> SUPPLIED INFORMATION:
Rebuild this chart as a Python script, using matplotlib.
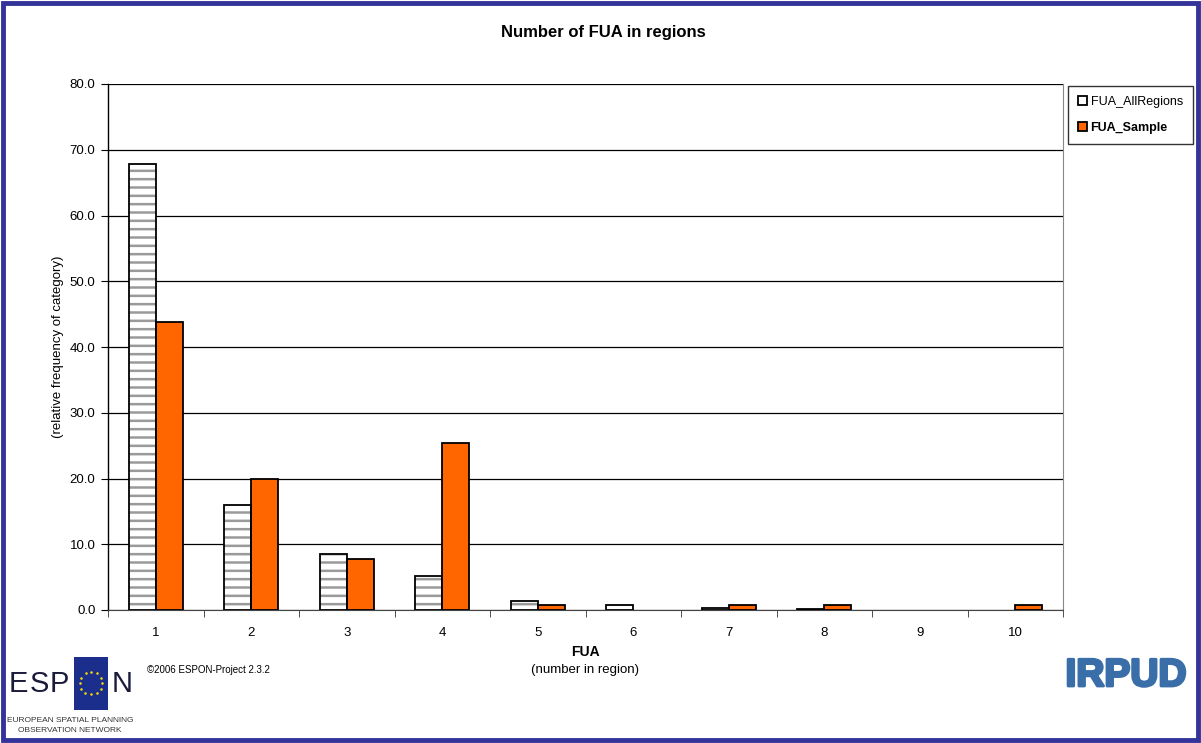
import numpy as np
import matplotlib.pyplot as plt
import matplotlib.patheffects as pe
from matplotlib.patches import Rectangle

plt.rcParams['font.family'] = ['Liberation Sans', 'DejaVu Sans']
plt.rcParams['hatch.linewidth'] = 1.8

categories = ['1', '2', '3', '4', '5', '6', '7', '8', '9', '10']
all_regions = [67.8, 15.9, 8.5, 5.2, 1.4, 0.8, 0.3, 0.15, 0.0, 0.0]
sample = [43.8, 20.0, 7.7, 25.4, 0.8, 0.0, 0.8, 0.8, 0.0, 0.8]
yticks = [0, 10, 20, 30, 40, 50, 60, 70, 80]

fig = plt.figure(figsize=(12.01, 7.43), dpi=100)
ax = fig.add_axes([108/1201, 1-610/743, (1063-108)/1201, (610-84)/743])

x = np.arange(1, len(categories)+1)
w = 0.283
# grey hatching first, then the black outline on top
h1 = ax.bar(x - w/2, all_regions, w, color='white', edgecolor='#9a9a9a', linewidth=0,
            hatch='--', zorder=3)
b1 = ax.bar(x - w/2, all_regions, w, color='none', edgecolor='black', linewidth=1.3,
            label='FUA_AllRegions', zorder=4)
b2 = ax.bar(x + w/2, sample, w, color='#ff6600', edgecolor='black', linewidth=1.3,
            label='FUA_Sample', zorder=3)
# empty categories show no bar at all
for p in list(h1) + list(b1) + list(b2):
    if p.get_height() == 0:
        p.set_visible(False)

ax.set_xlim(0.5, len(categories)+0.5)
ax.set_ylim(0, 80)
ax.set_yticks(yticks)
ax.set_yticklabels([f'{v:.1f}' for v in yticks], fontsize=9.5)
ax.set_xticks(x)
ax.set_xticklabels(categories, fontsize=9.5)
ax.set_xticks(np.arange(0.5, len(categories)+1), minor=True)
ax.tick_params(axis='x', which='major', length=0, pad=12)
ax.tick_params(axis='x', which='minor', length=5, direction='out', color='#333333')
ax.tick_params(axis='y', length=5, direction='out', pad=4)
ax.yaxis.grid(True, color='black', linewidth=0.9, zorder=0)

ax.spines['top'].set_visible(False)
ax.spines['right'].set_color('#888888')
ax.spines['left'].set_linewidth(1.0)
ax.spines['bottom'].set_color('#444444')

fig.text(58/1201, 1-347/743, '(relative frequency of category)', rotation=90,
         ha='center', va='center', fontsize=9.5)
fig.text(585/1201, 1-652/743, 'FUA', ha='center', va='center', fontsize=10, fontweight='bold')
fig.text(585/1201, 1-670/743, '(number in region)', ha='center', va='center', fontsize=9.5)

fig.text(603/1201, 1-33/743, 'Number of FUA in regions', ha='center', va='center',
         fontsize=12, fontweight='bold')

leg = ax.legend(loc='upper left', bbox_to_anchor=(1068/1201, 1-86/743),
                bbox_transform=fig.transFigure, frameon=True, fancybox=False,
                edgecolor='black', fontsize=9, handlelength=0.7, handleheight=0.7,
                handletextpad=0.3, labelspacing=1.1, borderpad=0.8, borderaxespad=0)
leg.get_frame().set_linewidth(1.0)
leg.legend_handles[0].set_facecolor('white')
leg.get_texts()[1].set_fontweight('bold')

# frame around the figure
fig.patches.append(Rectangle((3/1201, 3/743), 1-6/1201, 1-6/743, transform=fig.transFigure,
                             fill=False, edgecolor='#333399', linewidth=3.5))

# ESPON logo
for letter, lx in [('E', 18), ('S', 39), ('P', 59), ('N', 122)]:
    fig.text(lx/1201, 1-684/743, letter, ha='center', va='center', fontsize=21,
             color='#1a1a3a')
fig.patches.append(Rectangle((74/1201, 1-710/743), 34/1201, 53/743, transform=fig.transFigure,
                             facecolor='#1c2e8c', edgecolor='none'))
ang = np.linspace(0, 2*np.pi, 13)[:-1]
cx, cy = 91/1201, 1-683/743
fig.add_artist(plt.Line2D(cx + 11/1201*np.cos(ang), cy + 11/743*np.sin(ang), transform=fig.transFigure,
                          linestyle='none', marker='o', markersize=1.8, color='#ffdd00',
                          markeredgewidth=0))
fig.text(70/1201, 1-721/743, 'EUROPEAN SPATIAL PLANNING', ha='center', va='center',
         fontsize=6, color='#333333')
fig.text(70/1201, 1-731/743, 'OBSERVATION NETWORK', ha='center', va='center',
         fontsize=6, color='#333333')
fig.text(147/1201, 1-670/743, '©2006 ESPON-Project 2.3.2', ha='left', va='center', fontsize=7)

fig.text(1126/1201, 1-676/743, 'IRPUD', ha='center', va='center', fontsize=28,
         fontweight='bold', color='#3a6ea8',
         path_effects=[pe.withStroke(linewidth=2, foreground='#3a6ea8')])

fig.savefig('out.png', dpi=100)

> THE EXERCISE: The lines from the top of the data above through the one holding "p.set_visible(False)" are to be repeated exactly, and only those, with no pictures.

> FULL OUTPUT:
Rebuild this chart as a Python script, using matplotlib.
import numpy as np
import matplotlib.pyplot as plt
import matplotlib.patheffects as pe
from matplotlib.patches import Rectangle

plt.rcParams['font.family'] = ['Liberation Sans', 'DejaVu Sans']
plt.rcParams['hatch.linewidth'] = 1.8

categories = ['1', '2', '3', '4', '5', '6', '7', '8', '9', '10']
all_regions = [67.8, 15.9, 8.5, 5.2, 1.4, 0.8, 0.3, 0.15, 0.0, 0.0]
sample = [43.8, 20.0, 7.7, 25.4, 0.8, 0.0, 0.8, 0.8, 0.0, 0.8]
yticks = [0, 10, 20, 30, 40, 50, 60, 70, 80]

fig = plt.figure(figsize=(12.01, 7.43), dpi=100)
ax = fig.add_axes([108/1201, 1-610/743, (1063-108)/1201, (610-84)/743])

x = np.arange(1, len(categories)+1)
w = 0.283
# grey hatching first, then the black outline on top
h1 = ax.bar(x - w/2, all_regions, w, color='white', edgecolor='#9a9a9a', linewidth=0,
            hatch='--', zorder=3)
b1 = ax.bar(x - w/2, all_regions, w, color='none', edgecolor='black', linewidth=1.3,
            label='FUA_AllRegions', zorder=4)
b2 = ax.bar(x + w/2, sample, w, color='#ff6600', edgecolor='black', linewidth=1.3,
            label='FUA_Sample', zorder=3)
# empty categories show no bar at all
for p in list(h1) + list(b1) + list(b2):
    if p.get_height() == 0:
        p.set_visible(False)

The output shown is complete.